Analysis of a soft-switching technique for isolated time-sharing multiple-input converters

This paper explores the feasibility of active clamping techniques in isolated time-sharing multiple-input converters. Additional losses caused by energy transfer into the input switches from the leakage inductance in the isolating coupled-inductor are addressed with a common active clamping leg for all input legs. An active clamping technique is applied to isolated time-sharing multiple-input converters to minimize the additional switching losses, and the paper also conducts an operational analysis of a dual-input isolated single ended primary inductor converter (2IISEPIC) with the active clamping technique. Zero-voltage-switching can be achieved on the first-turned-on input leg and the active clamping leg with proper driving strategy and circuit parameter settings.

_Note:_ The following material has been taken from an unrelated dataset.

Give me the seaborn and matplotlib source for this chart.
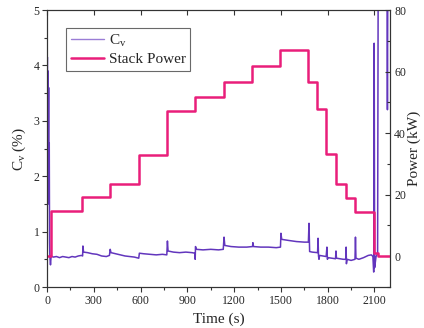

Discussions on the effect of the active clamping technique to a multiple-input converter and the components stresses of the 2IISEPIC with the active clamping technique have also been made to assist in the design of time-sharing multiple-input converters. A prototype of the 2IISEPIC with the active clamping technique is built for efficiency and stresses verification, and it is showed that 94% efficiency is achievable at 200W output power and the component stresses are significantly reduced, especially the voltage stresses on input switches. An absolute 6 % improvement over the efficiency of the same circuit without soft-switching techniques is observed.